Madame la ministre, je dois vous avouer que mon attente a été déçue par ce que j'ai pu lire dans le rapport et dans le projet de loi lui-même. Nous avions au moins en commun la conscience qu'il faut lutter contre le piratage des oeuvres et la copie illimitée, que ce nouveau mode de diffusion des oeuvres ne doit surtout pas accentuer le fossé entre les artistes et le public internaute.
Or, nous avons été extrêmement déçus, puisque aucune rémunération supplémentaire n'est prévue pour les artistes. (« Eh oui ! » sur les bancs du groupe SRC.)
On sait – de nombreux orateurs l'ont d'ailleurs dit – que la situation sociale et matérielle de beaucoup d'artistes et d'interprètes est extrêmement précaire, et que la majorité d'entre eux sont en fait des intermittents du spectacle, qui ont d'ailleurs beaucoup de mal à obtenir assez de cachets pour obtenir le statut d'intermittent. Nombre de nos collègues parisiens savent, la plupart des intermittents étant concentrés sur la capitale, qu'une bonne partie d'entre eux perçoivent des revenus inférieurs au SMIC et mènent, pour poursuivre leur passion artistique, des vies extrêmement difficiles, et qu'aucun système de retraite complémentaire ne vient améliorer la faible retraite des artistes-interprètes.
Nous sommes donc extrêmement déçus, et nous pensons que ce texte est une occasion manquée. Il est très riche, par contre, en démarches répressives, disproportionnées par rapport à son objet. On a parlé de mort sociale à propos de la coupure de connexion, d'ailleurs techniquement difficile, qui peut être étendue au téléphone et à la télévision. Vous avez déclaré, madame la ministre, que ces personnes pourraient toujours aller chez leurs voisins ; cette réponse n'est pas à porter à votre crédit. Comment feront-elles pour déclarer leurs impôts, suivre un cours par correspondance, répondre à des offres d'emploi ou envoyer des mails professionnels ? Ce dispositif est en totale contradiction avec le développement de la « France numérique 2012 », que M. Besson – le nouveau ministre de l'intégration, dont on a beaucoup parlé aujourd'hui – avait mis en avant.

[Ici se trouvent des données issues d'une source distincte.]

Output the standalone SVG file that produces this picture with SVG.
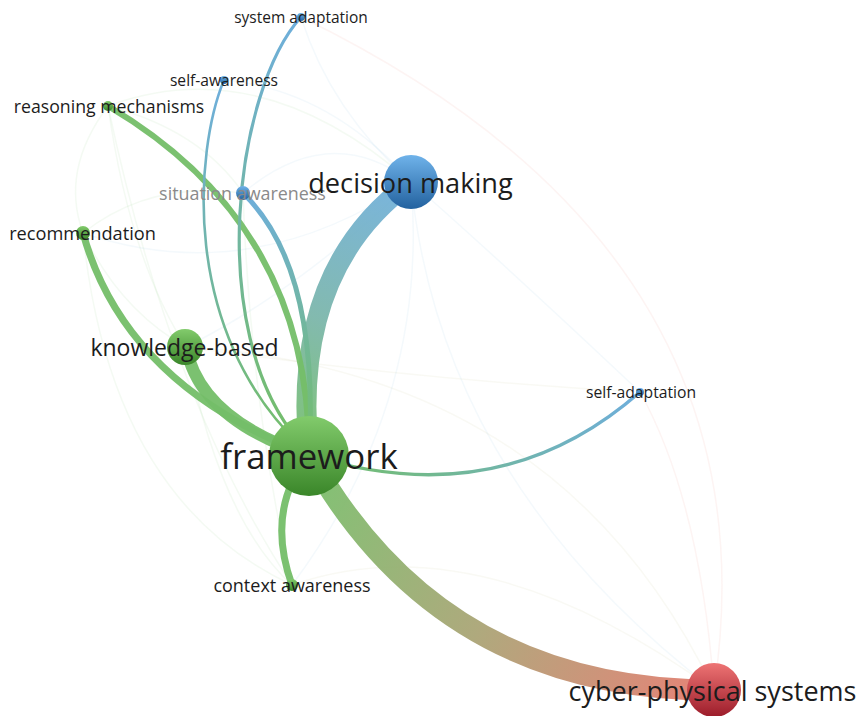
<svg xmlns="http://www.w3.org/2000/svg" width="858" height="716" viewBox="0 0 858 716">
<defs>
<linearGradient id="gN" x1="0" y1="0" x2="0" y2="1"><stop offset="0" stop-color="#82cb6c"/><stop offset="1" stop-color="#3a8629"/></linearGradient>
<linearGradient id="bN" x1="0" y1="0" x2="0" y2="1"><stop offset="0" stop-color="#6fb3ea"/><stop offset="1" stop-color="#23629f"/></linearGradient>
<linearGradient id="rN" x1="0" y1="0" x2="0" y2="1"><stop offset="0" stop-color="#ee7474"/><stop offset="1" stop-color="#9c1c2a"/></linearGradient>
<linearGradient id="eFD" gradientUnits="userSpaceOnUse" x1="309" y1="455" x2="411" y2="182"><stop offset="0" stop-color="#74be68"/><stop offset="0.45" stop-color="#78b4a8"/><stop offset="1" stop-color="#6eaedc"/></linearGradient>
<linearGradient id="eFC" gradientUnits="userSpaceOnUse" x1="309" y1="455" x2="714" y2="690"><stop offset="0" stop-color="#74be68"/><stop offset="0.5" stop-color="#a8a272"/><stop offset="1" stop-color="#e4786c"/></linearGradient>
<linearGradient id="eFS" gradientUnits="userSpaceOnUse" x1="309" y1="455" x2="243" y2="193"><stop offset="0" stop-color="#74be68"/><stop offset="1" stop-color="#6eaedc"/></linearGradient>
<linearGradient id="eFW" gradientUnits="userSpaceOnUse" x1="300" y1="445" x2="224" y2="80"><stop offset="0" stop-color="#74be68"/><stop offset="1" stop-color="#6eaedc"/></linearGradient>
<linearGradient id="eFY" gradientUnits="userSpaceOnUse" x1="298" y1="440" x2="301" y2="17"><stop offset="0" stop-color="#74be68"/><stop offset="1" stop-color="#6eaedc"/></linearGradient>
<linearGradient id="eFA" gradientUnits="userSpaceOnUse" x1="309" y1="455" x2="640" y2="392"><stop offset="0" stop-color="#74be68"/><stop offset="1" stop-color="#6eaedc"/></linearGradient>
</defs>
<style>
.e{fill:none;stroke-linecap:round}
.g{stroke:#74be68;stroke-opacity:0.95}
.f{stroke-width:1.5;stroke-opacity:0.08}
.fg{stroke:#74be68}
.fb{stroke:#6eaedc}
.fr{stroke:#e4786c}
.fy{stroke:#b0b070}
text{font-family:"Open Sans","Noto Sans","DejaVu Sans",sans-serif;text-anchor:middle;dominant-baseline:central;fill:#1c1c1c}
</style>
<g id="connectors">
<path class="e f fg" d="M108 106 Q 60 170 83 233"/>
<path class="e f fg" d="M108 106 Q 260 50 411 182"/>
<path class="e f fb" d="M83 233 Q 250 290 411 182"/>
<path class="e f fb" d="M243 193 Q 330 120 411 182"/>
<path class="e f fb" d="M224 80 Q 330 90 411 182"/>
<path class="e f fb" d="M301 17 Q 330 110 411 182"/>
<path class="e f fb" d="M411 182 Q 500 260 640 392"/>
<path class="e f fb" d="M411 182 Q 440 480 714 690"/>
<path class="e f fr" d="M301 17 Q 780 250 714 690"/>
<path class="e f fr" d="M640 392 Q 700 500 714 690"/>
<path class="e f fy" d="M186 347 Q 560 370 714 690"/>
<path class="e f fy" d="M292 585 Q 480 520 714 690"/>
<path class="e f fg" d="M83 233 Q 110 500 292 585"/>
<path class="e f fg" d="M186 347 Q 220 520 292 585"/>
<path class="e f fg" d="M108 106 Q 170 400 292 585"/>
<path class="e f fg" d="M108 106 Q 130 260 186 347"/>
<path class="e f fg" d="M83 233 Q 120 310 186 347"/>
<path class="e f fg" d="M83 233 Q 150 180 243 193"/>
<path class="e f fg" d="M108 106 Q 200 130 243 193"/>
<path class="e f fb" d="M186 347 Q 300 290 411 182"/>
<path class="e f fb" d="M292 585 Q 430 400 411 182"/>
<path class="e f fy" d="M186 347 Q 420 380 640 392"/>
<path class="e f fg" d="M292 585 Q 250 400 243 193"/>
<path class="e" stroke="url(#eFD)" stroke-opacity="0.92" stroke-width="20" d="M309 455 Q 290 270 411 182"/>
<path class="e" stroke="url(#eFC)" stroke-opacity="0.92" stroke-width="21" d="M309 455 Q 440 690 714 690"/>
<path class="e g" stroke-width="12" d="M186 347 Q 200 420 309 455"/>
<path class="e g" stroke-width="7" d="M83 233 Q 125 385 309 455"/>
<path class="e g" stroke-width="6" d="M108 106 Q 310 225 309 455"/>
<path class="e" stroke="url(#eFS)" stroke-width="5" d="M243 193 Q 320 268 309 455"/>
<path class="e" stroke="url(#eFW)" stroke-width="2.6" d="M224 80 C 195 150, 180 330, 300 445"/>
<path class="e" stroke="url(#eFY)" stroke-width="3.2" d="M301 17 C 235 90, 205 330, 298 440"/>
<path class="e" stroke="url(#eFA)" stroke-width="3.4" d="M309 455 Q 500 515 640 392"/>
<path class="e g" stroke-width="7" d="M309 455 Q 265 510 292 585"/>
</g>
<g id="n-system-adaptation"><circle cx="301" cy="17" r="4" fill="url(#bN)"/><text x="301" y="17" font-size="15.5">system adaptation</text></g>
<g id="n-self-awareness"><circle cx="224" cy="80" r="4" fill="url(#bN)"/><text x="224" y="80" font-size="15.6">self-awareness</text></g>
<g id="n-reasoning-mechanisms"><circle cx="108" cy="106" r="5" fill="url(#gN)"/><text x="109" y="106" font-size="17.7">reasoning mechanisms</text></g>
<g id="n-situation-awareness"><circle cx="243" cy="193" r="7" fill="url(#bN)"/><text x="242.5" y="193" font-size="17.9" style="fill:#8a8a8a">situation awareness</text></g>
<g id="n-recommendation"><circle cx="83" cy="233" r="7" fill="url(#gN)"/><text x="82.5" y="233" font-size="18.2">recommendation</text></g>
<g id="n-decision-making"><circle cx="411" cy="182" r="27" fill="url(#bN)"/><text x="410.5" y="182" font-size="27.2">decision making</text></g>
<g id="n-knowledge-based"><circle cx="185" cy="347" r="18" fill="url(#gN)"/><text x="184.5" y="347" font-size="23">knowledge-based</text></g>
<g id="n-self-adaptation"><circle cx="640" cy="392" r="4" fill="url(#bN)"/><text x="641" y="392" font-size="15.7">self-adaptation</text></g>
<g id="n-framework"><circle cx="309" cy="456" r="40" fill="url(#gN)"/><text x="309" y="455" font-size="34.8">framework</text></g>
<g id="n-context-awareness"><circle cx="292" cy="585" r="6" fill="url(#gN)"/><text x="292" y="585" font-size="18">context awareness</text></g>
<g id="n-cyber-physical-systems"><circle cx="714" cy="690" r="27" fill="url(#rN)"/><text x="712.5" y="690" font-size="27">cyber-physical systems</text></g>
</svg>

Par ailleurs, la création de ce fichier automatisé, qui pourra être systématiquement consulté par les fournisseurs d'accès, est inquiétante au regard des libertés individuelles. Techniquement parlant, il est toujours possible, sinon aisé, de falsifier un numéro IP, si bien que la recherche risque d'être inopérante. Les vrais pirates, ceux qui en font un métier – et dont on ne sait s'ils sont si nombreux que cela – continueront d'avoir les moyens techniques et techniques d'échapper à tout contrôle. Les internautes que vous atteindrez sont un public très différent, et vous le savez.
Je passe sur les conséquences dommageables pour les collectivités territoriales, les hôpitaux, les entreprises, partout où le réseau Wi-Fi est important. Cette immense armée de contrôleurs va nous faire ressembler à tel ou tel pays où l'accès à Internet est étroitement contrôlé par le pouvoir politique. Des milliers de recherches seront faites sur la Toile pour retrouver celui qui aura téléchargé tel ou tel morceau de musique.
Beaucoup de nos collègues l'on dit : nous aurions préféré une avancée sur la modernisation des modes de diffusion rémunérée des oeuvres. Pourquoi les majors ont-elles perdu ? Parce qu'elles ont été incapables de prévoir et comprendre ce que l'iPod – pardonnez-moi de citer une marque – allait amener de nouveau dans la façon d'écouter et de conserver les oeuvres.
Monsieur le rapporteur, vous qui connaissez le problème, essayez de convaincre vos collègues que nous sommes entrés dans un monde nouveau, que vous ne pourrez contrôler car déjà il vous échappe ! À peine aurez- vous publié les décrets d'application de la présente loi et installé l'HADOPI – cette Haute autorité en dehors de tous les canaux de notre droit, comme le rappelait M. Brottes – que sera mis en oeuvre un autre système, dont on parle d'ailleurs déjà. Aujourd'hui, les jeunes ne stockent plus : ils sont dans le flux, adeptes du streaming. Aussi votre loi sera-t-elle, dès demain, techniquement dépassée.
Souvenez-vous de la loi DADVSI : on chantait alors les vertus des DRM, qui devaient être le verrou, la forteresse, le mur impénétrable auquel les pirates allaient se heurter. Aujourd'hui, la plupart de ceux que vous défendez ont déjà abandonné les DRM !
Les internautes seront démunis devant le système accusatoire et inquisitoire de l'HADOPI.